Ribon Therapeutics Snags $65 Million to Advance Lead Candidates
With a fresh $65 million infusion of cash, Ribon Therapeutics continues to blaze a trail in the development of therapeutics that target novel enzyme families activated under cellular stress conditions.
The Lexington, Mass.-based company is focused on monoPARP inhibitors, a subclass of PARP enzymes that have been key players in regulating stress responses that can enable cancer cells to proliferate and avoid detection.
Cancer cells are devious and can hijack alternative pathways that are not required by healthy cells and ultimately use them as stress support highways, Ribon said on its website. This allows cancer cells to proliferate and evade an antitumor response from the immune system. By focusing on the stress support pathways, Ribon believes this provides a novel approach to targeting cancer.
Ribon’s lead oncology asset, RBN-2397, is an inhibitor of PARP7, which is upregulated in response to cellular stress. Chief Executive Officer Victoria Richon, who formerly oversaw the discovery and preclinical research in oncology at Sanofi, told BioSpace in an interview that RBN-2397 plays a role in regulating interferon signaling in the tumor. PARP7, which is overexpressed in multiple solid tumors, including squamous cell carcinoma of the lung, acts as a brake on the cellular stress response by negatively regulating the Type I interferon response.
In preclinical studies, inhibition of PARP7 has been shown to directly impact cellular proliferation, which leads to the restoration of interferon signaling. That, in turn, stimulates an innate and adaptive antitumor immune response. RBN-2397 is currently in Phase 1 clinical trial as a monotherapy in patients with advanced solid tumors.
At the American Society of Clinical Oncology meeting last month, Ribon presented Phase I data showing RBN-2397 is well-tolerated. Additionally, in a heavily pre-treated heterogeneous population, the data showed preliminary antitumor activity was observed in some patients.
RBN-2397 is currently being assessed as a monotherapy, but Ribon has plans to pair the asset with Merck’s vaunted checkpoint inhibitor, Keytruda, as a potential treatment for solid tumors.

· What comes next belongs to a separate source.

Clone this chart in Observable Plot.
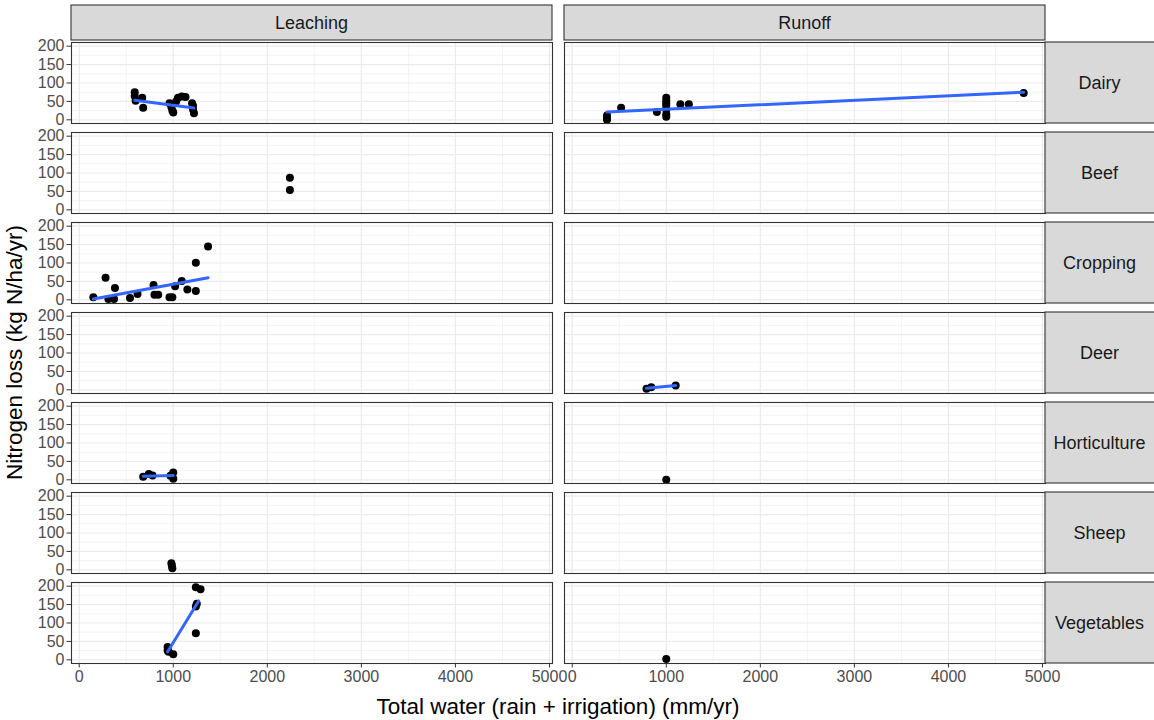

The company’s second lead asset is RBN-3143, a PARP14 inhibitor, which regulates the IL4 signaling pathway. Richon said they understand this pathway to play a key signaling role in inflammatory disease. RBN-3143 is currently in preclinical development, but Ribon hopes to move this asset into human trials early next year.
Ribon’s drug candidates were developed with its proprietary BEACON (Blocking the Enzyme Activity Component of NAD+) platform.
The latest financing round was led by Deerfield Management and U.S. Venture Partners. New investors who took part in the round include Avego BioScience Capital, GV (formerly Google Ventures), Monashee Investment Management and Peregrine Ventures. Existing investors, including AbbVie Ventures, Bristol Myers Squibb, Euclidean Capital, Johnson & Johnson Innovation – JJDC, Inc., Novartis Venture Fund, Osage University Partners, Takeda Ventures and The Column Group, also participated in the financing round.
Richon expressed her excitement about the investor support the company has received. She said the financing will help the company realize its goal of developing novel, first-in-class treatments that provide help to patients in need.